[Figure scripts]
-*-

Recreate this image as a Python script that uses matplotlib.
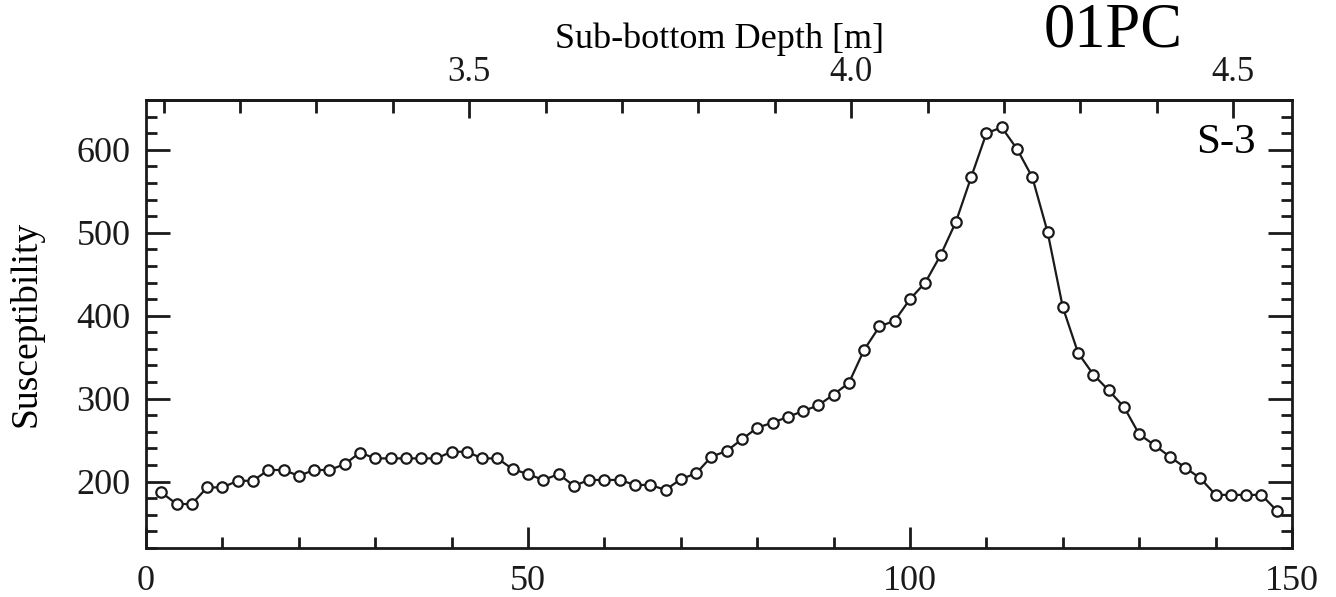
import numpy as np
import matplotlib.pyplot as plt
from matplotlib.ticker import MultipleLocator, FixedLocator

plt.rcParams['font.family'] = ['Liberation Serif', 'DejaVu Serif']

# sample position (cm along section) and susceptibility
pos = np.arange(2, 150, 2)
susc = [187, 173, 173, 193, 193, 201, 201, 214, 214, 207,
        214, 214, 221, 235, 228, 228, 228, 228, 228, 236,
        236, 228, 228, 215, 209, 202, 209, 195, 202, 202,
        202, 196, 196, 190, 203, 210, 230, 237, 251, 265,
        271, 278, 285, 292, 305, 319, 359, 387, 394, 420,
        440, 473, 513, 567, 620, 627, 601, 567, 501, 410,
        355, 329, 310, 290, 257, 244, 230, 217, 204, 184,
        184, 184, 184, 165]

depth_offset = 3.077  # m, sub-bottom depth at position 0
depth_major = [3.5, 4.0, 4.5]
depth_labels = ["3.5", "4.0", "4.5"]
depth_minor = np.round(np.arange(3.1, 4.55, 0.1), 2)

fig = plt.figure(figsize=(13.36, 5.97), dpi=100)
ax = fig.add_axes([0.1093, 0.0821, 0.8578, 0.7504])

ax.plot(pos, susc, color="#1a1a1a", lw=1.6, marker="o", ms=7.5,
        mfc="white", mec="#1a1a1a", mew=1.6)

ax.set_xlim(0, 150)
ax.set_ylim(120, 660)
ax.xaxis.set_major_locator(FixedLocator([0, 50, 100, 150]))
ax.xaxis.set_minor_locator(MultipleLocator(10))
ax.yaxis.set_major_locator(FixedLocator([200, 300, 400, 500, 600]))
ax.yaxis.set_minor_locator(MultipleLocator(20))
ax.tick_params(which="both", direction="in", top=False, right=True, width=2, colors="#1a1a1a")
ax.tick_params(which="major", length=17, labelsize=26, pad=11)
ax.tick_params(axis="x", which="major", length=15, pad=12)
ax.tick_params(which="minor", length=8)
for s in ax.spines.values():
    s.set_linewidth(2)
    s.set_color("#1a1a1a")

ax.set_ylabel("Susceptibility", fontsize=27, labelpad=24)

sec = ax.secondary_xaxis("top", functions=(lambda x: depth_offset + x / 100,
                                           lambda d: (d - depth_offset) * 100))
sec.xaxis.set_major_locator(FixedLocator(depth_major))
sec.set_xticklabels(depth_labels)
sec.xaxis.set_minor_locator(FixedLocator(depth_minor))
sec.tick_params(which="both", direction="in", width=2, colors="#1a1a1a")
sec.tick_params(which="major", length=13, labelsize=25, pad=8)
sec.tick_params(which="minor", length=9)
sec.spines["top"].set_linewidth(2)
sec.set_xlabel("Sub-bottom Depth [m]", fontsize=26, labelpad=6)

fig.text(0.833, 0.948, "01PC", fontsize=45, ha="center", va="center")
ax.text(0.968, 0.905, "S-3", transform=ax.transAxes, fontsize=31, ha="right", va="center")

fig.savefig("out.png", dpi=100, facecolor="white")
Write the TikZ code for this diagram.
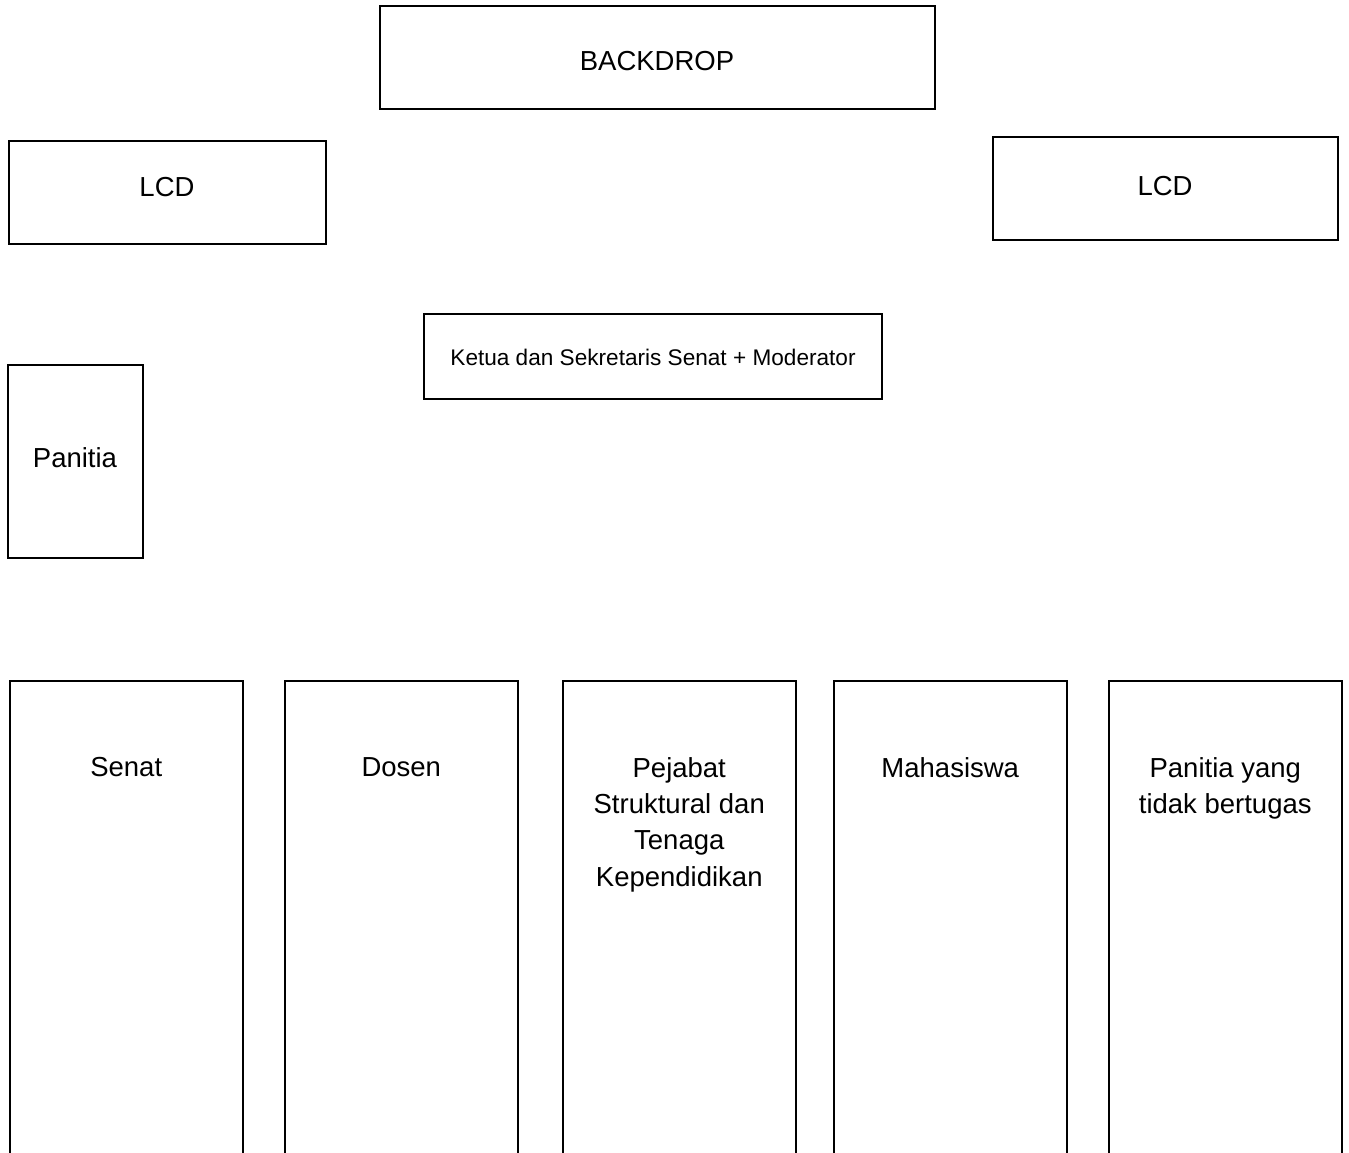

-*-

[EXERCISE TASK] Identify the lines that contain the string "this", and copy every one of them.

[FULL RESPONSE]
Recreate this image as a Python script that uses matplotlib.
Write the TikZ code for this diagram.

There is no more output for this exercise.